## EXERCISE
Reproduce exactly the lines below, from the first one through the line containing "0.31, 0.19, 0.13, 0.08]", and omit any pictures.

## GIVEN MATERIAL
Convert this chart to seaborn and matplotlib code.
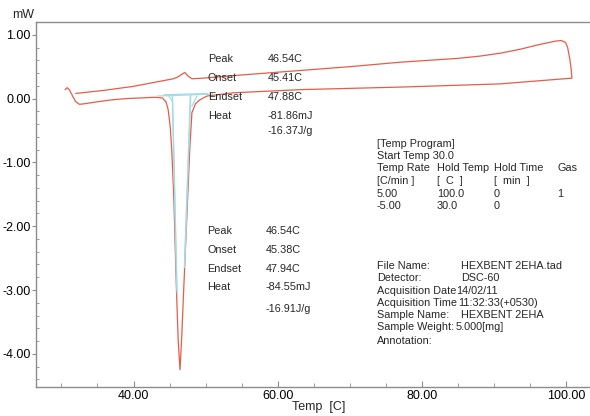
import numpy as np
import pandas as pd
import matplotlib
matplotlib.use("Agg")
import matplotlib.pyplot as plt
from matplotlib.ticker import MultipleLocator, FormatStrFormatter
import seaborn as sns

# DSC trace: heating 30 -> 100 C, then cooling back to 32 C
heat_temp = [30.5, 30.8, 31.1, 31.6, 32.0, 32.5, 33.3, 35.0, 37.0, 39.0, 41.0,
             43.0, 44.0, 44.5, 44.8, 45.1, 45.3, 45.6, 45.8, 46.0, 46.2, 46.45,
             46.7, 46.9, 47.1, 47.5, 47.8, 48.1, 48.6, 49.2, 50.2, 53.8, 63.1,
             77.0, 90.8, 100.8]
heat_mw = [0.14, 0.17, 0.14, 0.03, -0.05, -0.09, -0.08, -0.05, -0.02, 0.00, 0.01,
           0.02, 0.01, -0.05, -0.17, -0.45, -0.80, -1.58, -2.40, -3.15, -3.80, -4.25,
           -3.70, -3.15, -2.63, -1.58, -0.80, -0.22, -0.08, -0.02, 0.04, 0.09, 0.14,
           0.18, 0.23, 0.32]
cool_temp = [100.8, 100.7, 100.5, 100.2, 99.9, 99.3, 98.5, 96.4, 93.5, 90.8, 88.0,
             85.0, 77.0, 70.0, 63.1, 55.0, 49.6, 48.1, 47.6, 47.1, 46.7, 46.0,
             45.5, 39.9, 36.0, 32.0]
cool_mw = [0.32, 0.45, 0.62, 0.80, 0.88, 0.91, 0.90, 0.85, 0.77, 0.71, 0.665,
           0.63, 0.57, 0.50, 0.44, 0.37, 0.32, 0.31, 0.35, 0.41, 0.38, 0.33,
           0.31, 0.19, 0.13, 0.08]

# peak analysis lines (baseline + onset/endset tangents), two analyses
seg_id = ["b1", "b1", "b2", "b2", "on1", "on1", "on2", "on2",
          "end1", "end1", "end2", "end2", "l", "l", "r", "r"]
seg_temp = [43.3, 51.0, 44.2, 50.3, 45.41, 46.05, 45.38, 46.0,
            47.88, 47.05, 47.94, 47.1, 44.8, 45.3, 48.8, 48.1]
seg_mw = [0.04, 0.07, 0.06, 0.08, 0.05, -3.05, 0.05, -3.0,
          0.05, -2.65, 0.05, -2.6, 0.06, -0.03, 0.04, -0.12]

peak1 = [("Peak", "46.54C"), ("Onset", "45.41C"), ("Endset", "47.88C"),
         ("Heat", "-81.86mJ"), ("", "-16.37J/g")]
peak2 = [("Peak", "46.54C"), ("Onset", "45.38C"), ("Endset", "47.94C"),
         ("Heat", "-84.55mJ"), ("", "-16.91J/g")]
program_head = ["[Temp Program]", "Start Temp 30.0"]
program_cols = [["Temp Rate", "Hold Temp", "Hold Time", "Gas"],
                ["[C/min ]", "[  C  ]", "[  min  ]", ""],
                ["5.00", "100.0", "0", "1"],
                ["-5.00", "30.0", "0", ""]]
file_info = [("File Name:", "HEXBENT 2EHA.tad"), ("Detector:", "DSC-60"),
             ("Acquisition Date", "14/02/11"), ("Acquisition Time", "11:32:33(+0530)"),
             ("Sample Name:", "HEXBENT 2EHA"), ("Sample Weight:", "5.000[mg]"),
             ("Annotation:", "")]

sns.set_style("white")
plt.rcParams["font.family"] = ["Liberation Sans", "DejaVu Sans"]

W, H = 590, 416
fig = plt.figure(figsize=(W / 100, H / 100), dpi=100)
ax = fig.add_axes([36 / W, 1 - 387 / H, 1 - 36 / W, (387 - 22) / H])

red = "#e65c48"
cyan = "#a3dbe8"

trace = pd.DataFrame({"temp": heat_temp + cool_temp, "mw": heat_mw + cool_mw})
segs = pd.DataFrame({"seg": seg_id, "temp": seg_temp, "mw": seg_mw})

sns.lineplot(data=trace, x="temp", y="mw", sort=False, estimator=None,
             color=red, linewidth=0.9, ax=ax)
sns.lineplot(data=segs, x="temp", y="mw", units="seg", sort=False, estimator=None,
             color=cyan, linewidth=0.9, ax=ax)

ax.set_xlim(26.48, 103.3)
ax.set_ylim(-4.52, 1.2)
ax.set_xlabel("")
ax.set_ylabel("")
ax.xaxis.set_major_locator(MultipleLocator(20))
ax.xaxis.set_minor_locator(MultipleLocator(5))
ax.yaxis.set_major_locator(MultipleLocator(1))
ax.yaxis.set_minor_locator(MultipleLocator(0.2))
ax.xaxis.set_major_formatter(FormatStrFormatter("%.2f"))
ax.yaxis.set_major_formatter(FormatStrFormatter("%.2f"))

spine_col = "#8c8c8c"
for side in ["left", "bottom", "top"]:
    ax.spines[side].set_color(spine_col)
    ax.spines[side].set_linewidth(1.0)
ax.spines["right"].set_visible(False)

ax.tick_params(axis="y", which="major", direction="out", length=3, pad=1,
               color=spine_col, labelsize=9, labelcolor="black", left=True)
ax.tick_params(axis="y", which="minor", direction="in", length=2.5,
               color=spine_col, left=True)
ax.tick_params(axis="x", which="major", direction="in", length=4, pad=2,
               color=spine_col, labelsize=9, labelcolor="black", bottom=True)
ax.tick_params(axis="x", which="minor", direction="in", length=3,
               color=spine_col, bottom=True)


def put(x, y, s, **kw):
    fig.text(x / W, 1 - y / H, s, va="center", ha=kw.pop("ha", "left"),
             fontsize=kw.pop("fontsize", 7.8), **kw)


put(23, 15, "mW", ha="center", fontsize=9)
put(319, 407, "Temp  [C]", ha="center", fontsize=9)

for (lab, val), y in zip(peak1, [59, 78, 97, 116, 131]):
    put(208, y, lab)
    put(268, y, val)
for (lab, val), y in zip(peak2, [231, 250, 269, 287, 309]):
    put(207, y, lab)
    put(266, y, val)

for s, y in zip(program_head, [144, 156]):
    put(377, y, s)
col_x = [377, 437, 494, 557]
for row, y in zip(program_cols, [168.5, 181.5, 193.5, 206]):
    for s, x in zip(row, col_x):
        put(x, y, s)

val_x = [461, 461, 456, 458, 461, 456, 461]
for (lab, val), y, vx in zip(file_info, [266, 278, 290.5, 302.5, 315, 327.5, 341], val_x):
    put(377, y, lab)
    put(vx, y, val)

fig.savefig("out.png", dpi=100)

## ANSWER BELOW
Convert this chart to seaborn and matplotlib code.
import numpy as np
import pandas as pd
import matplotlib
matplotlib.use("Agg")
import matplotlib.pyplot as plt
from matplotlib.ticker import MultipleLocator, FormatStrFormatter
import seaborn as sns

# DSC trace: heating 30 -> 100 C, then cooling back to 32 C
heat_temp = [30.5, 30.8, 31.1, 31.6, 32.0, 32.5, 33.3, 35.0, 37.0, 39.0, 41.0,
             43.0, 44.0, 44.5, 44.8, 45.1, 45.3, 45.6, 45.8, 46.0, 46.2, 46.45,
             46.7, 46.9, 47.1, 47.5, 47.8, 48.1, 48.6, 49.2, 50.2, 53.8, 63.1,
             77.0, 90.8, 100.8]
heat_mw = [0.14, 0.17, 0.14, 0.03, -0.05, -0.09, -0.08, -0.05, -0.02, 0.00, 0.01,
           0.02, 0.01, -0.05, -0.17, -0.45, -0.80, -1.58, -2.40, -3.15, -3.80, -4.25,
           -3.70, -3.15, -2.63, -1.58, -0.80, -0.22, -0.08, -0.02, 0.04, 0.09, 0.14,
           0.18, 0.23, 0.32]
cool_temp = [100.8, 100.7, 100.5, 100.2, 99.9, 99.3, 98.5, 96.4, 93.5, 90.8, 88.0,
             85.0, 77.0, 70.0, 63.1, 55.0, 49.6, 48.1, 47.6, 47.1, 46.7, 46.0,
             45.5, 39.9, 36.0, 32.0]
cool_mw = [0.32, 0.45, 0.62, 0.80, 0.88, 0.91, 0.90, 0.85, 0.77, 0.71, 0.665,
           0.63, 0.57, 0.50, 0.44, 0.37, 0.32, 0.31, 0.35, 0.41, 0.38, 0.33,
           0.31, 0.19, 0.13, 0.08]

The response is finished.